--- Task directions ---
Print the listing below in its entirety, character for character.

#####

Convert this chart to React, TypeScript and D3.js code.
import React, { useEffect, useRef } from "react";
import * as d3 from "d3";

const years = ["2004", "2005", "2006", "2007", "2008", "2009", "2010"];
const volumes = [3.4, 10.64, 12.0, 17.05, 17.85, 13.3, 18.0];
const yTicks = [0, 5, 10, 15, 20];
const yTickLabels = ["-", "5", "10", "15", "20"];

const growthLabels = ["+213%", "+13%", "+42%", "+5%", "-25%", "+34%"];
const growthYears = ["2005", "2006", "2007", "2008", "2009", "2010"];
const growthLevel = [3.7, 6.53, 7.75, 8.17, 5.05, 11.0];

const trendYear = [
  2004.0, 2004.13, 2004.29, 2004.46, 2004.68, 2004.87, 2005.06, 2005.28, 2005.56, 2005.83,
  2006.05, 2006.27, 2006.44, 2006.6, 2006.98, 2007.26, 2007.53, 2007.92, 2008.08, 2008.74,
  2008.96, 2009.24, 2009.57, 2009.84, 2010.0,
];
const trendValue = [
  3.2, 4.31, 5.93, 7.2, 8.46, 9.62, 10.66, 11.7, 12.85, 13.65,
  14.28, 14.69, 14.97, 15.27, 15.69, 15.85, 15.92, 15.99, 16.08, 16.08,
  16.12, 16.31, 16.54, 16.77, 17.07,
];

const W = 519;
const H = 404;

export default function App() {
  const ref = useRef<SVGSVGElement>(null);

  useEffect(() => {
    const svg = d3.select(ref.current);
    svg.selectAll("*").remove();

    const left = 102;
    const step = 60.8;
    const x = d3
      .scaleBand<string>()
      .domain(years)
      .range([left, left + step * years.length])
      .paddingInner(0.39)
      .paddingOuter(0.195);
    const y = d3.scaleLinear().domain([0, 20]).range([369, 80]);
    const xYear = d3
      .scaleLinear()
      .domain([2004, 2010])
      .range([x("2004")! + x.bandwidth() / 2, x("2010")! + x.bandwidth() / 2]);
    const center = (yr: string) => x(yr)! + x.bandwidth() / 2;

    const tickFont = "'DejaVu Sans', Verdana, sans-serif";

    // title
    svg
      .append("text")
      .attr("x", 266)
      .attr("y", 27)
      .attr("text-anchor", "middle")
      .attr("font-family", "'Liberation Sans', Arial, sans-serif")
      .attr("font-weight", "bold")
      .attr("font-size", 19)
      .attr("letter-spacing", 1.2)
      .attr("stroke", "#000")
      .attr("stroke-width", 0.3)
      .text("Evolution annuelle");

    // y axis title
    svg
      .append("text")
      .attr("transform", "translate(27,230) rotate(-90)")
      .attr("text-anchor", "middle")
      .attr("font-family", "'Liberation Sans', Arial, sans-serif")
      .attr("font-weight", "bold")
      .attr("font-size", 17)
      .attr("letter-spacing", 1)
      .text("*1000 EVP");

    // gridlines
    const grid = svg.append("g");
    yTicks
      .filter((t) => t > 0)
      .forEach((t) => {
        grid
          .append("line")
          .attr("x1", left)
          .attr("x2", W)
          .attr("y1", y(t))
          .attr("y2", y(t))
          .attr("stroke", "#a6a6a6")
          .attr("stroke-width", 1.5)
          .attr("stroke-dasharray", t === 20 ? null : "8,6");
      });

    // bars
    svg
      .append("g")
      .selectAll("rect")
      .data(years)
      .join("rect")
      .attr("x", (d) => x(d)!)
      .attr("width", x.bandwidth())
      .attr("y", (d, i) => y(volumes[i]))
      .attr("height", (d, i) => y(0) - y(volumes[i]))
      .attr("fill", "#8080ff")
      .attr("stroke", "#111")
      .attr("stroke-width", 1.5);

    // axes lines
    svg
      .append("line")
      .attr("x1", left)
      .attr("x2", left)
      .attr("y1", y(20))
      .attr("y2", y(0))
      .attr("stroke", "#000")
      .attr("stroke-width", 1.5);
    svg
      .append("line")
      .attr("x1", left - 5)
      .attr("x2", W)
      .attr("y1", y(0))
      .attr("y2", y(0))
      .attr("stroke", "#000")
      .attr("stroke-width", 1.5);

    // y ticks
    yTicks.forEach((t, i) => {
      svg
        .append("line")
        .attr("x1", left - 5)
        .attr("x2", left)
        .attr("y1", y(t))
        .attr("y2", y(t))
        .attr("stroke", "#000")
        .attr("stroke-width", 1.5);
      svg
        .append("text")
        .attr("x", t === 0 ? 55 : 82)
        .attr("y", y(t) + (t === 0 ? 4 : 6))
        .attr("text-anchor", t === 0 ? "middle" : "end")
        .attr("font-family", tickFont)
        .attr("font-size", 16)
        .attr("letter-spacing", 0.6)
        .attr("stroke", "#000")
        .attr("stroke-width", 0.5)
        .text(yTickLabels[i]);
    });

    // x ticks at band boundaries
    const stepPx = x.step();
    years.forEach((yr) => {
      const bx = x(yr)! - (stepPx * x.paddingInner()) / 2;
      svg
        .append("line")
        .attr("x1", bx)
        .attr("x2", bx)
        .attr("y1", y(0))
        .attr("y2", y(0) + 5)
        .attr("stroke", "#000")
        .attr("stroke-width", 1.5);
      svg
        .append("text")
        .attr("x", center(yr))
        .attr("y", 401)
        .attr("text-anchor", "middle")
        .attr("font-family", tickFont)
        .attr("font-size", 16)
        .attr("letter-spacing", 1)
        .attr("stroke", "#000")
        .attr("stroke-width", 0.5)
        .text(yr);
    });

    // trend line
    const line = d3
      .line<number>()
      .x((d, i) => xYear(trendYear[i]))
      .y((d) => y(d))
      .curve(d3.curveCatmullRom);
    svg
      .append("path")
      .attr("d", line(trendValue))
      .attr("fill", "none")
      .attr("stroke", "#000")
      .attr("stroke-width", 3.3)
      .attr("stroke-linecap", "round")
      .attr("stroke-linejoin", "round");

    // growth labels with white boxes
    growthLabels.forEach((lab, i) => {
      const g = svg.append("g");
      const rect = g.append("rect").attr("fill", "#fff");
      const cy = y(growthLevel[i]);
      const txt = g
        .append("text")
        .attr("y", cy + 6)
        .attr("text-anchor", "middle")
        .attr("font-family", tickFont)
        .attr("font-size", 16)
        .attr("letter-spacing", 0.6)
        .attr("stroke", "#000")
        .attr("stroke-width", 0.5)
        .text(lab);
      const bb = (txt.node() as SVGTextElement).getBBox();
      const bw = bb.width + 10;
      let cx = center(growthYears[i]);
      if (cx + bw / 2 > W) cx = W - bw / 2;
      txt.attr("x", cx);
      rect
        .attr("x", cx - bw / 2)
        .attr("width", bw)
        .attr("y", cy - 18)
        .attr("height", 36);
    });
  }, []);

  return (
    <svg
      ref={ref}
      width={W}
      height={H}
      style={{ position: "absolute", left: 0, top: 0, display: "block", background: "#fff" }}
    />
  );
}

#####

--- Result below ---
Convert this chart to React, TypeScript and D3.js code.
import React, { useEffect, useRef } from "react";
import * as d3 from "d3";

const years = ["2004", "2005", "2006", "2007", "2008", "2009", "2010"];
const volumes = [3.4, 10.64, 12.0, 17.05, 17.85, 13.3, 18.0];
const yTicks = [0, 5, 10, 15, 20];
const yTickLabels = ["-", "5", "10", "15", "20"];

const growthLabels = ["+213%", "+13%", "+42%", "+5%", "-25%", "+34%"];
const growthYears = ["2005", "2006", "2007", "2008", "2009", "2010"];
const growthLevel = [3.7, 6.53, 7.75, 8.17, 5.05, 11.0];

const trendYear = [
  2004.0, 2004.13, 2004.29, 2004.46, 2004.68, 2004.87, 2005.06, 2005.28, 2005.56, 2005.83,
  2006.05, 2006.27, 2006.44, 2006.6, 2006.98, 2007.26, 2007.53, 2007.92, 2008.08, 2008.74,
  2008.96, 2009.24, 2009.57, 2009.84, 2010.0,
];
const trendValue = [
  3.2, 4.31, 5.93, 7.2, 8.46, 9.62, 10.66, 11.7, 12.85, 13.65,
  14.28, 14.69, 14.97, 15.27, 15.69, 15.85, 15.92, 15.99, 16.08, 16.08,
  16.12, 16.31, 16.54, 16.77, 17.07,
];

const W = 519;
const H = 404;

export default function App() {
  const ref = useRef<SVGSVGElement>(null);

  useEffect(() => {
    const svg = d3.select(ref.current);
    svg.selectAll("*").remove();

    const left = 102;
    const step = 60.8;
    const x = d3
      .scaleBand<string>()
      .domain(years)
      .range([left, left + step * years.length])
      .paddingInner(0.39)
      .paddingOuter(0.195);
    const y = d3.scaleLinear().domain([0, 20]).range([369, 80]);
    const xYear = d3
      .scaleLinear()
      .domain([2004, 2010])
      .range([x("2004")! + x.bandwidth() / 2, x("2010")! + x.bandwidth() / 2]);
    const center = (yr: string) => x(yr)! + x.bandwidth() / 2;

    const tickFont = "'DejaVu Sans', Verdana, sans-serif";

    // title
    svg
      .append("text")
      .attr("x", 266)
      .attr("y", 27)
      .attr("text-anchor", "middle")
      .attr("font-family", "'Liberation Sans', Arial, sans-serif")
      .attr("font-weight", "bold")
      .attr("font-size", 19)
      .attr("letter-spacing", 1.2)
      .attr("stroke", "#000")
      .attr("stroke-width", 0.3)
      .text("Evolution annuelle");

    // y axis title
    svg
      .append("text")
      .attr("transform", "translate(27,230) rotate(-90)")
      .attr("text-anchor", "middle")
      .attr("font-family", "'Liberation Sans', Arial, sans-serif")
      .attr("font-weight", "bold")
      .attr("font-size", 17)
      .attr("letter-spacing", 1)
      .text("*1000 EVP");

    // gridlines
    const grid = svg.append("g");
    yTicks
      .filter((t) => t > 0)
      .forEach((t) => {
        grid
          .append("line")
          .attr("x1", left)
          .attr("x2", W)
          .attr("y1", y(t))
          .attr("y2", y(t))
          .attr("stroke", "#a6a6a6")
          .attr("stroke-width", 1.5)
          .attr("stroke-dasharray", t === 20 ? null : "8,6");
      });

    // bars
    svg
      .append("g")
      .selectAll("rect")
      .data(years)
      .join("rect")
      .attr("x", (d) => x(d)!)
      .attr("width", x.bandwidth())
      .attr("y", (d, i) => y(volumes[i]))
      .attr("height", (d, i) => y(0) - y(volumes[i]))
      .attr("fill", "#8080ff")
      .attr("stroke", "#111")
      .attr("stroke-width", 1.5);

    // axes lines
    svg
      .append("line")
      .attr("x1", left)
      .attr("x2", left)
      .attr("y1", y(20))
      .attr("y2", y(0))
      .attr("stroke", "#000")
      .attr("stroke-width", 1.5);
    svg
      .append("line")
      .attr("x1", left - 5)
      .attr("x2", W)
      .attr("y1", y(0))
      .attr("y2", y(0))
      .attr("stroke", "#000")
      .attr("stroke-width", 1.5);

    // y ticks
    yTicks.forEach((t, i) => {
      svg
        .append("line")
        .attr("x1", left - 5)
        .attr("x2", left)
        .attr("y1", y(t))
        .attr("y2", y(t))
        .attr("stroke", "#000")
        .attr("stroke-width", 1.5);
      svg
        .append("text")
        .attr("x", t === 0 ? 55 : 82)
        .attr("y", y(t) + (t === 0 ? 4 : 6))
        .attr("text-anchor", t === 0 ? "middle" : "end")
        .attr("font-family", tickFont)
        .attr("font-size", 16)
        .attr("letter-spacing", 0.6)
        .attr("stroke", "#000")
        .attr("stroke-width", 0.5)
        .text(yTickLabels[i]);
    });

    // x ticks at band boundaries
    const stepPx = x.step();
    years.forEach((yr) => {
      const bx = x(yr)! - (stepPx * x.paddingInner()) / 2;
      svg
        .append("line")
        .attr("x1", bx)
        .attr("x2", bx)
        .attr("y1", y(0))
        .attr("y2", y(0) + 5)
        .attr("stroke", "#000")
        .attr("stroke-width", 1.5);
      svg
        .append("text")
        .attr("x", center(yr))
        .attr("y", 401)
        .attr("text-anchor", "middle")
        .attr("font-family", tickFont)
        .attr("font-size", 16)
        .attr("letter-spacing", 1)
        .attr("stroke", "#000")
        .attr("stroke-width", 0.5)
        .text(yr);
    });

    // trend line
    const line = d3
      .line<number>()
      .x((d, i) => xYear(trendYear[i]))
      .y((d) => y(d))
      .curve(d3.curveCatmullRom);
    svg
      .append("path")
      .attr("d", line(trendValue))
      .attr("fill", "none")
      .attr("stroke", "#000")
      .attr("stroke-width", 3.3)
      .attr("stroke-linecap", "round")
      .attr("stroke-linejoin", "round");

    // growth labels with white boxes
    growthLabels.forEach((lab, i) => {
      const g = svg.append("g");
      const rect = g.append("rect").attr("fill", "#fff");
      const cy = y(growthLevel[i]);
      const txt = g
        .append("text")
        .attr("y", cy + 6)
        .attr("text-anchor", "middle")
        .attr("font-family", tickFont)
        .attr("font-size", 16)
        .attr("letter-spacing", 0.6)
        .attr("stroke", "#000")
        .attr("stroke-width", 0.5)
        .text(lab);
      const bb = (txt.node() as SVGTextElement).getBBox();
      const bw = bb.width + 10;
      let cx = center(growthYears[i]);
      if (cx + bw / 2 > W) cx = W - bw / 2;
      txt.attr("x", cx);
      rect
        .attr("x", cx - bw / 2)
        .attr("width", bw)
        .attr("y", cy - 18)
        .attr("height", 36);
    });
  }, []);

  return (
    <svg
      ref={ref}
      width={W}
      height={H}
      style={{ position: "absolute", left: 0, top: 0, display: "block", background: "#fff" }}
    />
  );
}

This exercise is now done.